**Given exercise:** Quote the listing below in its entirety.

**Task inputs:**
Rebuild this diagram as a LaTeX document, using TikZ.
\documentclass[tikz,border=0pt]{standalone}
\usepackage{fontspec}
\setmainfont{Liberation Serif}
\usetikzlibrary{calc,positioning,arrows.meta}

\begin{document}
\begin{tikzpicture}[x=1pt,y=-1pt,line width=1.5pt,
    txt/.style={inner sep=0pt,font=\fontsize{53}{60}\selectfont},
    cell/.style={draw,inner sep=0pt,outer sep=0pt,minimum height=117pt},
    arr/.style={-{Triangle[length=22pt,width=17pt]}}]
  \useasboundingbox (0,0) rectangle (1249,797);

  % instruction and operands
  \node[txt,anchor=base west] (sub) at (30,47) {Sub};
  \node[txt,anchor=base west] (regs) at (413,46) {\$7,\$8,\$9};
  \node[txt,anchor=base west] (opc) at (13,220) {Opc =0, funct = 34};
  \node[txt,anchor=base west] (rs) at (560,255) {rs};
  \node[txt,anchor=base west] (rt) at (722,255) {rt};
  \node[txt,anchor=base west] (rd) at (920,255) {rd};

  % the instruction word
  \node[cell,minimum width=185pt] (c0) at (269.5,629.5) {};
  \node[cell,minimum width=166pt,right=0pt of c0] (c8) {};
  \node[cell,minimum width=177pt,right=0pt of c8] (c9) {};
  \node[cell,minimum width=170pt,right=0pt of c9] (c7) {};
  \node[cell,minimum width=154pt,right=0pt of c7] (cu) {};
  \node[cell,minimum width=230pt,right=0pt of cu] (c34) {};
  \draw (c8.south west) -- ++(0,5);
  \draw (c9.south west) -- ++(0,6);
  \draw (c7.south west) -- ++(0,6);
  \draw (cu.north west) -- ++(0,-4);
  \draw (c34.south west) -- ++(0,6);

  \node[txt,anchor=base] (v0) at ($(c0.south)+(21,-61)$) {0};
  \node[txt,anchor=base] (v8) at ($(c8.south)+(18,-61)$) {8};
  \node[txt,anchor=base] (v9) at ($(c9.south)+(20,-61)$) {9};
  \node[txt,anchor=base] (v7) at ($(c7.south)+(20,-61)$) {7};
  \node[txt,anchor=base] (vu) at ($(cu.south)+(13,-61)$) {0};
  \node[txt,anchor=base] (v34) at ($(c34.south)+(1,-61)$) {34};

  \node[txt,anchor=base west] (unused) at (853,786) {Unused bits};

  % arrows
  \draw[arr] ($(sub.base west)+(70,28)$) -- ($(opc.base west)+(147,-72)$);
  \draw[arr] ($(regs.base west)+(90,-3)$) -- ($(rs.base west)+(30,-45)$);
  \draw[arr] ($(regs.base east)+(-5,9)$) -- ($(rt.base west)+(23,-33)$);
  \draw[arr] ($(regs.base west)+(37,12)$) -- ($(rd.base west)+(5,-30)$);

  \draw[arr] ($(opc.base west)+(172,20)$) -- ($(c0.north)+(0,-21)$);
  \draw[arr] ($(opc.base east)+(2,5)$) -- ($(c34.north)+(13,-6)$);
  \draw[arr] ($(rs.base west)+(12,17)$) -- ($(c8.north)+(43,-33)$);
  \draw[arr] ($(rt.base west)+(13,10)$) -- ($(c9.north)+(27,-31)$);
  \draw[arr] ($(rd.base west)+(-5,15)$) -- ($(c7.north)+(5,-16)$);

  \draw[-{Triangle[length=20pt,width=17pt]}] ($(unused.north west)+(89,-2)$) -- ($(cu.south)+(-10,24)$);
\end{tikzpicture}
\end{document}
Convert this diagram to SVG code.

**Completed exercise:**
Rebuild this diagram as a LaTeX document, using TikZ.
\documentclass[tikz,border=0pt]{standalone}
\usepackage{fontspec}
\setmainfont{Liberation Serif}
\usetikzlibrary{calc,positioning,arrows.meta}

\begin{document}
\begin{tikzpicture}[x=1pt,y=-1pt,line width=1.5pt,
    txt/.style={inner sep=0pt,font=\fontsize{53}{60}\selectfont},
    cell/.style={draw,inner sep=0pt,outer sep=0pt,minimum height=117pt},
    arr/.style={-{Triangle[length=22pt,width=17pt]}}]
  \useasboundingbox (0,0) rectangle (1249,797);

  % instruction and operands
  \node[txt,anchor=base west] (sub) at (30,47) {Sub};
  \node[txt,anchor=base west] (regs) at (413,46) {\$7,\$8,\$9};
  \node[txt,anchor=base west] (opc) at (13,220) {Opc =0, funct = 34};
  \node[txt,anchor=base west] (rs) at (560,255) {rs};
  \node[txt,anchor=base west] (rt) at (722,255) {rt};
  \node[txt,anchor=base west] (rd) at (920,255) {rd};

  % the instruction word
  \node[cell,minimum width=185pt] (c0) at (269.5,629.5) {};
  \node[cell,minimum width=166pt,right=0pt of c0] (c8) {};
  \node[cell,minimum width=177pt,right=0pt of c8] (c9) {};
  \node[cell,minimum width=170pt,right=0pt of c9] (c7) {};
  \node[cell,minimum width=154pt,right=0pt of c7] (cu) {};
  \node[cell,minimum width=230pt,right=0pt of cu] (c34) {};
  \draw (c8.south west) -- ++(0,5);
  \draw (c9.south west) -- ++(0,6);
  \draw (c7.south west) -- ++(0,6);
  \draw (cu.north west) -- ++(0,-4);
  \draw (c34.south west) -- ++(0,6);

  \node[txt,anchor=base] (v0) at ($(c0.south)+(21,-61)$) {0};
  \node[txt,anchor=base] (v8) at ($(c8.south)+(18,-61)$) {8};
  \node[txt,anchor=base] (v9) at ($(c9.south)+(20,-61)$) {9};
  \node[txt,anchor=base] (v7) at ($(c7.south)+(20,-61)$) {7};
  \node[txt,anchor=base] (vu) at ($(cu.south)+(13,-61)$) {0};
  \node[txt,anchor=base] (v34) at ($(c34.south)+(1,-61)$) {34};

  \node[txt,anchor=base west] (unused) at (853,786) {Unused bits};

  % arrows
  \draw[arr] ($(sub.base west)+(70,28)$) -- ($(opc.base west)+(147,-72)$);
  \draw[arr] ($(regs.base west)+(90,-3)$) -- ($(rs.base west)+(30,-45)$);
  \draw[arr] ($(regs.base east)+(-5,9)$) -- ($(rt.base west)+(23,-33)$);
  \draw[arr] ($(regs.base west)+(37,12)$) -- ($(rd.base west)+(5,-30)$);

  \draw[arr] ($(opc.base west)+(172,20)$) -- ($(c0.north)+(0,-21)$);
  \draw[arr] ($(opc.base east)+(2,5)$) -- ($(c34.north)+(13,-6)$);
  \draw[arr] ($(rs.base west)+(12,17)$) -- ($(c8.north)+(43,-33)$);
  \draw[arr] ($(rt.base west)+(13,10)$) -- ($(c9.north)+(27,-31)$);
  \draw[arr] ($(rd.base west)+(-5,15)$) -- ($(c7.north)+(5,-16)$);

  \draw[-{Triangle[length=20pt,width=17pt]}] ($(unused.north west)+(89,-2)$) -- ($(cu.south)+(-10,24)$);
\end{tikzpicture}
\end{document}
Convert this diagram to SVG code.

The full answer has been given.